##### Data excerpt #####

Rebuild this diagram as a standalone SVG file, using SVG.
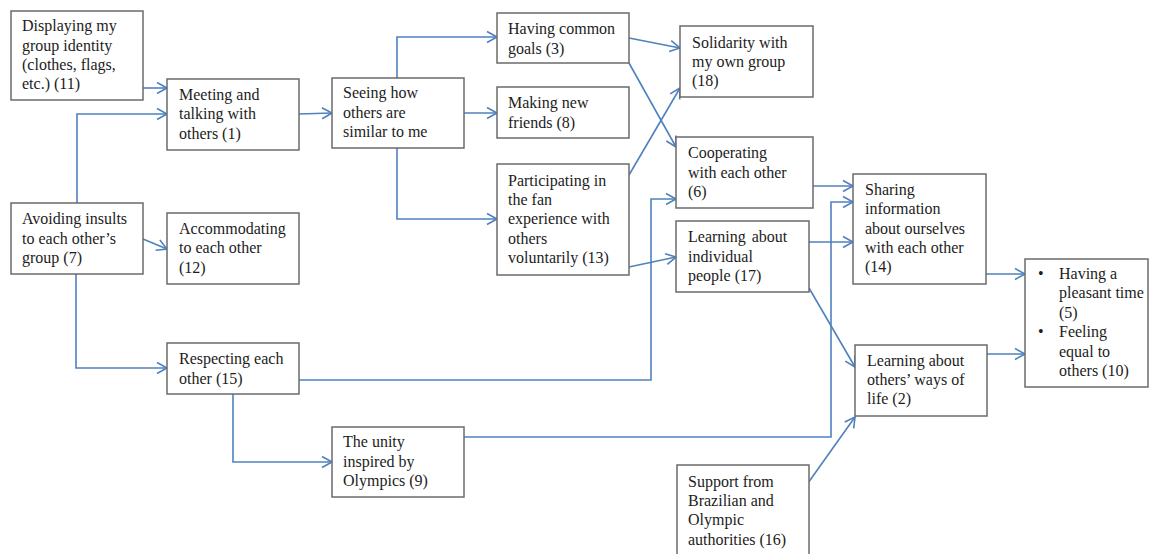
<svg xmlns="http://www.w3.org/2000/svg" width="1151" height="554" viewBox="0 0 1151 554">
  <style>
    .box { fill: #ffffff; stroke: #6b6b6b; stroke-width: 1.5; }
    .edge { fill: none; stroke: #4f81bd; stroke-width: 1.6; marker-end: url(#arr); }
  </style>
  <defs>
    <marker id="arr" markerUnits="userSpaceOnUse" markerWidth="14" markerHeight="14" refX="11" refY="7" orient="auto">
      <path d="M1,1.5 L11,7 L1,12.5" fill="none" stroke="#4f81bd" stroke-width="1.6"/>
    </marker>
  </defs>
  <rect width="1151" height="554" fill="#ffffff"/>

  <!-- connectors -->
  <g id="connectors">
    <path class="edge" d="M143,88 L167,88"/>
    <path class="edge" d="M77,203 L77,114 L167,114"/>
    <path class="edge" d="M299,114 L332,113"/>
    <path class="edge" d="M397,78 L397,37 L497,37"/>
    <path class="edge" d="M464,113 L497,113"/>
    <path class="edge" d="M397,148 L397,219 L497,219"/>
    <path class="edge" d="M629,38 L680,48"/>
    <path class="edge" d="M629,63 L676,147"/>
    <path class="edge" d="M629,175 L680,88"/>
    <path class="edge" d="M629,267 L676,257"/>
    <path class="edge" d="M299,380 L651,380 L651,199 L676,199"/>
    <path class="edge" d="M464,437 L831,437 L831,202 L853,202"/>
    <path class="edge" d="M813,186 L853,186"/>
    <path class="edge" d="M809,242 L853,242"/>
    <path class="edge" d="M809,288 L855,367"/>
    <path class="edge" d="M808,483 L855,417"/>
    <path class="edge" d="M986,274 L1025,274"/>
    <path class="edge" d="M987,354 L1025,354"/>
    <path class="edge" d="M143,239 L167,249"/>
    <path class="edge" d="M76,274 L76,368 L167,368"/>
    <path class="edge" d="M233,394 L233,462 L332,462"/>
  </g>

  <g id="nodes" font-family="Liberation Serif, Times New Roman, serif" font-size="16" fill="#1c1c1c">
  <g id="n11">
    <rect class="box" x="11" y="11" width="132" height="89"/>
    <text x="22" y="31">Displaying my</text>
    <text x="22" y="51">group identity</text>
    <text x="22" y="70">(clothes, flags,</text>
    <text x="22" y="89">etc.) (11)</text>
  </g>
  <g id="n1">
    <rect class="box" x="167" y="79" width="132" height="71"/>
    <text x="179" y="100">Meeting and</text>
    <text x="179" y="119">talking with</text>
    <text x="179" y="139">others (1)</text>
  </g>
  <g id="nSimilar">
    <rect class="box" x="332" y="78" width="132" height="70"/>
    <text x="343" y="98">Seeing how</text>
    <text x="343" y="118">others are</text>
    <text x="343" y="137">similar to me</text>
  </g>
  <g id="n3">
    <rect class="box" x="497" y="13" width="132" height="50"/>
    <text x="508" y="34">Having common</text>
    <text x="508" y="54">goals (3)</text>
  </g>
  <g id="n8">
    <rect class="box" x="497" y="87" width="132" height="51"/>
    <text x="508" y="108">Making new</text>
    <text x="508" y="128">friends (8)</text>
  </g>
  <g id="n13">
    <rect class="box" x="497" y="164" width="132" height="111"/>
    <text x="508" y="186">Participating in</text>
    <text x="508" y="205">the fan</text>
    <text x="508" y="224">experience with</text>
    <text x="508" y="244">others</text>
    <text x="508" y="263">voluntarily (13)</text>
  </g>
  <g id="n18">
    <rect class="box" x="680" y="26" width="133" height="71"/>
    <text x="692" y="48">Solidarity with</text>
    <text x="692" y="67">my own group</text>
    <text x="692" y="86">(18)</text>
  </g>
  <g id="n6">
    <rect class="box" x="676" y="137" width="137" height="71"/>
    <text x="688" y="158">Cooperating</text>
    <text x="688" y="178">with each other</text>
    <text x="688" y="197">(6)</text>
  </g>
  <g id="n17">
    <rect class="box" x="676" y="221" width="133" height="71"/>
    <text x="688" y="242" word-spacing="2">Learning about</text>
    <text x="688" y="262">individual</text>
    <text x="688" y="281">people (17)</text>
  </g>
  <g id="n14">
    <rect class="box" x="853" y="174" width="133" height="110"/>
    <text x="865" y="195">Sharing</text>
    <text x="865" y="214">information</text>
    <text x="865" y="234">about ourselves</text>
    <text x="865" y="253">with each other</text>
    <text x="865" y="272">(14)</text>
  </g>
  <g id="n5n10">
    <rect class="box" x="1025" y="259" width="123" height="128"/>
    <text x="1038" y="279">•</text>
    <text x="1059" y="279">Having a</text>
    <text x="1059" y="298">pleasant time</text>
    <text x="1059" y="318">(5)</text>
    <text x="1038" y="337">•</text>
    <text x="1059" y="337">Feeling</text>
    <text x="1059" y="357">equal to</text>
    <text x="1059" y="376">others (10)</text>
  </g>
  <g id="n2">
    <rect class="box" x="855" y="345" width="132" height="71"/>
    <text x="867" y="366">Learning about</text>
    <text x="867" y="385">others’ ways of</text>
    <text x="867" y="404">life (2)</text>
  </g>
  <g id="n7">
    <rect class="box" x="11" y="203" width="132" height="71"/>
    <text x="22" y="224">Avoiding insults</text>
    <text x="22" y="244">to each other’s</text>
    <text x="22" y="263">group (7)</text>
  </g>
  <g id="n12">
    <rect class="box" x="167" y="213" width="132" height="71"/>
    <text x="179" y="234">Accommodating</text>
    <text x="179" y="253">to each other</text>
    <text x="179" y="273">(12)</text>
  </g>
  <g id="n15">
    <rect class="box" x="167" y="343" width="132" height="51"/>
    <text x="179" y="364">Respecting each</text>
    <text x="179" y="384">other (15)</text>
  </g>
  <g id="n9">
    <rect class="box" x="332" y="427" width="132" height="70"/>
    <text x="343" y="447">The unity</text>
    <text x="343" y="467">inspired by</text>
    <text x="343" y="486">Olympics (9)</text>
  </g>
  <g id="n16">
    <rect class="box" x="677" y="465" width="132" height="92"/>
    <text x="688" y="487">Support from</text>
    <text x="688" y="506">Brazilian and</text>
    <text x="688" y="525">Olympic</text>
    <text x="688" y="545">authorities (16)</text>
  </g>
  </g>
</svg>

#####

Aim of the exercise
Transcribe the full listing above exactly, with the images removed.

Final result
Rebuild this diagram as a standalone SVG file, using SVG.
<svg xmlns="http://www.w3.org/2000/svg" width="1151" height="554" viewBox="0 0 1151 554">
  <style>
    .box { fill: #ffffff; stroke: #6b6b6b; stroke-width: 1.5; }
    .edge { fill: none; stroke: #4f81bd; stroke-width: 1.6; marker-end: url(#arr); }
  </style>
  <defs>
    <marker id="arr" markerUnits="userSpaceOnUse" markerWidth="14" markerHeight="14" refX="11" refY="7" orient="auto">
      <path d="M1,1.5 L11,7 L1,12.5" fill="none" stroke="#4f81bd" stroke-width="1.6"/>
    </marker>
  </defs>
  <rect width="1151" height="554" fill="#ffffff"/>

  <!-- connectors -->
  <g id="connectors">
    <path class="edge" d="M143,88 L167,88"/>
    <path class="edge" d="M77,203 L77,114 L167,114"/>
    <path class="edge" d="M299,114 L332,113"/>
    <path class="edge" d="M397,78 L397,37 L497,37"/>
    <path class="edge" d="M464,113 L497,113"/>
    <path class="edge" d="M397,148 L397,219 L497,219"/>
    <path class="edge" d="M629,38 L680,48"/>
    <path class="edge" d="M629,63 L676,147"/>
    <path class="edge" d="M629,175 L680,88"/>
    <path class="edge" d="M629,267 L676,257"/>
    <path class="edge" d="M299,380 L651,380 L651,199 L676,199"/>
    <path class="edge" d="M464,437 L831,437 L831,202 L853,202"/>
    <path class="edge" d="M813,186 L853,186"/>
    <path class="edge" d="M809,242 L853,242"/>
    <path class="edge" d="M809,288 L855,367"/>
    <path class="edge" d="M808,483 L855,417"/>
    <path class="edge" d="M986,274 L1025,274"/>
    <path class="edge" d="M987,354 L1025,354"/>
    <path class="edge" d="M143,239 L167,249"/>
    <path class="edge" d="M76,274 L76,368 L167,368"/>
    <path class="edge" d="M233,394 L233,462 L332,462"/>
  </g>

  <g id="nodes" font-family="Liberation Serif, Times New Roman, serif" font-size="16" fill="#1c1c1c">
  <g id="n11">
    <rect class="box" x="11" y="11" width="132" height="89"/>
    <text x="22" y="31">Displaying my</text>
    <text x="22" y="51">group identity</text>
    <text x="22" y="70">(clothes, flags,</text>
    <text x="22" y="89">etc.) (11)</text>
  </g>
  <g id="n1">
    <rect class="box" x="167" y="79" width="132" height="71"/>
    <text x="179" y="100">Meeting and</text>
    <text x="179" y="119">talking with</text>
    <text x="179" y="139">others (1)</text>
  </g>
  <g id="nSimilar">
    <rect class="box" x="332" y="78" width="132" height="70"/>
    <text x="343" y="98">Seeing how</text>
    <text x="343" y="118">others are</text>
    <text x="343" y="137">similar to me</text>
  </g>
  <g id="n3">
    <rect class="box" x="497" y="13" width="132" height="50"/>
    <text x="508" y="34">Having common</text>
    <text x="508" y="54">goals (3)</text>
  </g>
  <g id="n8">
    <rect class="box" x="497" y="87" width="132" height="51"/>
    <text x="508" y="108">Making new</text>
    <text x="508" y="128">friends (8)</text>
  </g>
  <g id="n13">
    <rect class="box" x="497" y="164" width="132" height="111"/>
    <text x="508" y="186">Participating in</text>
    <text x="508" y="205">the fan</text>
    <text x="508" y="224">experience with</text>
    <text x="508" y="244">others</text>
    <text x="508" y="263">voluntarily (13)</text>
  </g>
  <g id="n18">
    <rect class="box" x="680" y="26" width="133" height="71"/>
    <text x="692" y="48">Solidarity with</text>
    <text x="692" y="67">my own group</text>
    <text x="692" y="86">(18)</text>
  </g>
  <g id="n6">
    <rect class="box" x="676" y="137" width="137" height="71"/>
    <text x="688" y="158">Cooperating</text>
    <text x="688" y="178">with each other</text>
    <text x="688" y="197">(6)</text>
  </g>
  <g id="n17">
    <rect class="box" x="676" y="221" width="133" height="71"/>
    <text x="688" y="242" word-spacing="2">Learning about</text>
    <text x="688" y="262">individual</text>
    <text x="688" y="281">people (17)</text>
  </g>
  <g id="n14">
    <rect class="box" x="853" y="174" width="133" height="110"/>
    <text x="865" y="195">Sharing</text>
    <text x="865" y="214">information</text>
    <text x="865" y="234">about ourselves</text>
    <text x="865" y="253">with each other</text>
    <text x="865" y="272">(14)</text>
  </g>
  <g id="n5n10">
    <rect class="box" x="1025" y="259" width="123" height="128"/>
    <text x="1038" y="279">•</text>
    <text x="1059" y="279">Having a</text>
    <text x="1059" y="298">pleasant time</text>
    <text x="1059" y="318">(5)</text>
    <text x="1038" y="337">•</text>
    <text x="1059" y="337">Feeling</text>
    <text x="1059" y="357">equal to</text>
    <text x="1059" y="376">others (10)</text>
  </g>
  <g id="n2">
    <rect class="box" x="855" y="345" width="132" height="71"/>
    <text x="867" y="366">Learning about</text>
    <text x="867" y="385">others’ ways of</text>
    <text x="867" y="404">life (2)</text>
  </g>
  <g id="n7">
    <rect class="box" x="11" y="203" width="132" height="71"/>
    <text x="22" y="224">Avoiding insults</text>
    <text x="22" y="244">to each other’s</text>
    <text x="22" y="263">group (7)</text>
  </g>
  <g id="n12">
    <rect class="box" x="167" y="213" width="132" height="71"/>
    <text x="179" y="234">Accommodating</text>
    <text x="179" y="253">to each other</text>
    <text x="179" y="273">(12)</text>
  </g>
  <g id="n15">
    <rect class="box" x="167" y="343" width="132" height="51"/>
    <text x="179" y="364">Respecting each</text>
    <text x="179" y="384">other (15)</text>
  </g>
  <g id="n9">
    <rect class="box" x="332" y="427" width="132" height="70"/>
    <text x="343" y="447">The unity</text>
    <text x="343" y="467">inspired by</text>
    <text x="343" y="486">Olympics (9)</text>
  </g>
  <g id="n16">
    <rect class="box" x="677" y="465" width="132" height="92"/>
    <text x="688" y="487">Support from</text>
    <text x="688" y="506">Brazilian and</text>
    <text x="688" y="525">Olympic</text>
    <text x="688" y="545">authorities (16)</text>
  </g>
  </g>
</svg>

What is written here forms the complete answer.